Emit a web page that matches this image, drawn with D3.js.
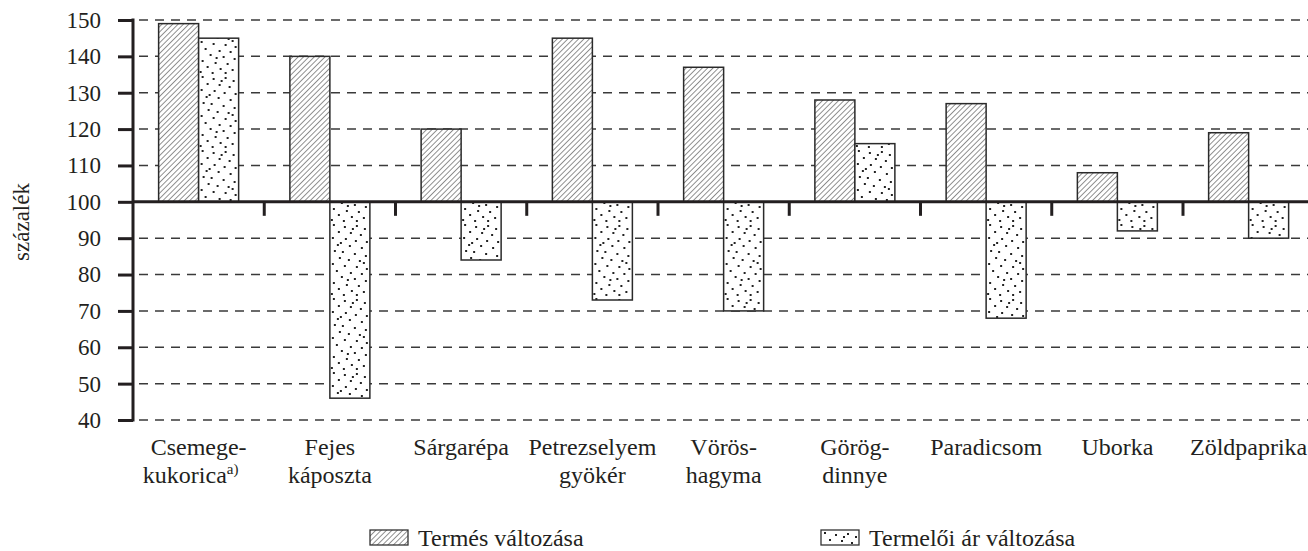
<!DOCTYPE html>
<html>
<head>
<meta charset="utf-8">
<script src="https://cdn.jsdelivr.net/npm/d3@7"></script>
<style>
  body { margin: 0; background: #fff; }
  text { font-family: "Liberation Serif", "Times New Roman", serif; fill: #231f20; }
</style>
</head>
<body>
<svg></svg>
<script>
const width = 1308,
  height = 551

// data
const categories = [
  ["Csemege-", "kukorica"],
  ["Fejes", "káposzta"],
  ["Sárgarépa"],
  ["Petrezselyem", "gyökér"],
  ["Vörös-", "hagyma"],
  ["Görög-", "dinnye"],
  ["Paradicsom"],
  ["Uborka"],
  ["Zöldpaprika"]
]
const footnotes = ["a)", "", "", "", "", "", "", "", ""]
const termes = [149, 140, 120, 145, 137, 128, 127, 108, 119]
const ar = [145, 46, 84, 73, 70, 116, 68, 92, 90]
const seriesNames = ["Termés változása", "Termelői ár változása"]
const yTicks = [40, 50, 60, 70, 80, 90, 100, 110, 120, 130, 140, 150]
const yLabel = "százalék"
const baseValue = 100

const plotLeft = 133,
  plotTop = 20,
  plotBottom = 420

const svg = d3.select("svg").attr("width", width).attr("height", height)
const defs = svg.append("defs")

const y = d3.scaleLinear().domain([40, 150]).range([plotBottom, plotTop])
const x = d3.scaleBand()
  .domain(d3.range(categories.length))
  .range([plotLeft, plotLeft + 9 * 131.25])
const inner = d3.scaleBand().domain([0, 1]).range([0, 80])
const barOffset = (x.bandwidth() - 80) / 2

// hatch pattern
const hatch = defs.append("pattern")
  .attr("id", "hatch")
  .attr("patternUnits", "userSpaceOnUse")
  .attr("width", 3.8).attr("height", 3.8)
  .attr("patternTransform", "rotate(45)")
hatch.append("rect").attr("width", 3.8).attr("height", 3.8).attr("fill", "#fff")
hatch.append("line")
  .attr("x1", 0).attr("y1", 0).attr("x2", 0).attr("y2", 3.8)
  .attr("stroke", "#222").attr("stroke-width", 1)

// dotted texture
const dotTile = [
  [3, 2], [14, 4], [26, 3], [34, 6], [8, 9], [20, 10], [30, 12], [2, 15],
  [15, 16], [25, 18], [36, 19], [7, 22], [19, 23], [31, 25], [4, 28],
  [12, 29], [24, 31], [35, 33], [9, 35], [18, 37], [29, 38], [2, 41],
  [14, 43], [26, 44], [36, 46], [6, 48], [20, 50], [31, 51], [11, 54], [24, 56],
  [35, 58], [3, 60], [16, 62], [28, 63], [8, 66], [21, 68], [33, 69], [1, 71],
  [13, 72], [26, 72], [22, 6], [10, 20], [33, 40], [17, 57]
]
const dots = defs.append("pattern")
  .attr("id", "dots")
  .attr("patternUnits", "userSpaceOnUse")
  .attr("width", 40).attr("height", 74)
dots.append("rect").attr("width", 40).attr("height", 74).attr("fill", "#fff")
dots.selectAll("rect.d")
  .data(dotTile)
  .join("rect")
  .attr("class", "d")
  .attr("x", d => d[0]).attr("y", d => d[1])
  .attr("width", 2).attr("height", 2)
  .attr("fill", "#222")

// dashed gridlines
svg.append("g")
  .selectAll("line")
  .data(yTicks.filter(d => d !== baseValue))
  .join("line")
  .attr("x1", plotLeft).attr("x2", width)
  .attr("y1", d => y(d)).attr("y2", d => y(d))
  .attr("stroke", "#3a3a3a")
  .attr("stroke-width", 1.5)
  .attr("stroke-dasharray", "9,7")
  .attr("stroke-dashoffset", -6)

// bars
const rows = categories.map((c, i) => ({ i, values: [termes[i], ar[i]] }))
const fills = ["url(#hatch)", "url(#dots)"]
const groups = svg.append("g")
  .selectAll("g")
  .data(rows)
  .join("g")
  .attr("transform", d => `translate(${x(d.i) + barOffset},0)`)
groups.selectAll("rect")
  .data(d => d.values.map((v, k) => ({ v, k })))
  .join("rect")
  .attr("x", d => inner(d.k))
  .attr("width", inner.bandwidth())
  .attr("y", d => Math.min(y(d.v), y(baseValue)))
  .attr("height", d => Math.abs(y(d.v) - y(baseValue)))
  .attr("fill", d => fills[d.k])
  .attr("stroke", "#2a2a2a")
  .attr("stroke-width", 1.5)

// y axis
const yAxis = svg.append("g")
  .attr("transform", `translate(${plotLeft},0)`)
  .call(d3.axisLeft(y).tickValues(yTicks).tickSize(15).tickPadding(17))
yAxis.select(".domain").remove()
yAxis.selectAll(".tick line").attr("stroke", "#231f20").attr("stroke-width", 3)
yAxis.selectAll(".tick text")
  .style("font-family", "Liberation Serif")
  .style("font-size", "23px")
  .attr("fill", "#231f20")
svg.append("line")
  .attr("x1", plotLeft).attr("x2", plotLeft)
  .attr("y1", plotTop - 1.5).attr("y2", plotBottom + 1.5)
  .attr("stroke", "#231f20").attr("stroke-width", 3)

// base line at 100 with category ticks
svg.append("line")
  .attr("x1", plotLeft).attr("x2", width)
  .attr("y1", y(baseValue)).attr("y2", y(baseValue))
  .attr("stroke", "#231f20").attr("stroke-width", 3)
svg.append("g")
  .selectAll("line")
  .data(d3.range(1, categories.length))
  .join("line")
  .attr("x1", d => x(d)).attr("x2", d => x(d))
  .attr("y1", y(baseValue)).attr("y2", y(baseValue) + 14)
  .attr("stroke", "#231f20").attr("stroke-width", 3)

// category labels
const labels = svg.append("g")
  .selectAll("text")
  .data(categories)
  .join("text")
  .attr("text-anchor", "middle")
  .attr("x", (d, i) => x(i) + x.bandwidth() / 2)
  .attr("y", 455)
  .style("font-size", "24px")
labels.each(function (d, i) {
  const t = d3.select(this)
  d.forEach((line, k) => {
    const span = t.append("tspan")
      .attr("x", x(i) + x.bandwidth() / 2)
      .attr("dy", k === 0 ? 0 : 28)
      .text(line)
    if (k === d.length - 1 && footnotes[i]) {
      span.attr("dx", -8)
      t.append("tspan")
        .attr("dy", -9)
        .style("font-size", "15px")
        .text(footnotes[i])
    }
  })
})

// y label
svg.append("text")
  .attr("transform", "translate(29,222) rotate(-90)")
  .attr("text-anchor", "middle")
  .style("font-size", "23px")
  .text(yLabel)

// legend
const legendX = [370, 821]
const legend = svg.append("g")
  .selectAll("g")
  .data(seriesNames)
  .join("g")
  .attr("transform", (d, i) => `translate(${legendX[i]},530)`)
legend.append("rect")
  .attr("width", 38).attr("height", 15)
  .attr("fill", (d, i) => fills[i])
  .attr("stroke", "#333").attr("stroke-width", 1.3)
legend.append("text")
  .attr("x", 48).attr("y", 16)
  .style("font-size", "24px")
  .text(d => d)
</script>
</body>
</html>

> _The task_: Without any pictures, reproduce the lines from the first one in the material through the line that has "plotBottom = 420", exactly as they appear.

> _Written response_:
Emit a web page that matches this image, drawn with D3.js.
<!DOCTYPE html>
<html>
<head>
<meta charset="utf-8">
<script src="https://cdn.jsdelivr.net/npm/d3@7"></script>
<style>
  body { margin: 0; background: #fff; }
  text { font-family: "Liberation Serif", "Times New Roman", serif; fill: #231f20; }
</style>
</head>
<body>
<svg></svg>
<script>
const width = 1308,
  height = 551

// data
const categories = [
  ["Csemege-", "kukorica"],
  ["Fejes", "káposzta"],
  ["Sárgarépa"],
  ["Petrezselyem", "gyökér"],
  ["Vörös-", "hagyma"],
  ["Görög-", "dinnye"],
  ["Paradicsom"],
  ["Uborka"],
  ["Zöldpaprika"]
]
const footnotes = ["a)", "", "", "", "", "", "", "", ""]
const termes = [149, 140, 120, 145, 137, 128, 127, 108, 119]
const ar = [145, 46, 84, 73, 70, 116, 68, 92, 90]
const seriesNames = ["Termés változása", "Termelői ár változása"]
const yTicks = [40, 50, 60, 70, 80, 90, 100, 110, 120, 130, 140, 150]
const yLabel = "százalék"
const baseValue = 100

const plotLeft = 133,
  plotTop = 20,
  plotBottom = 420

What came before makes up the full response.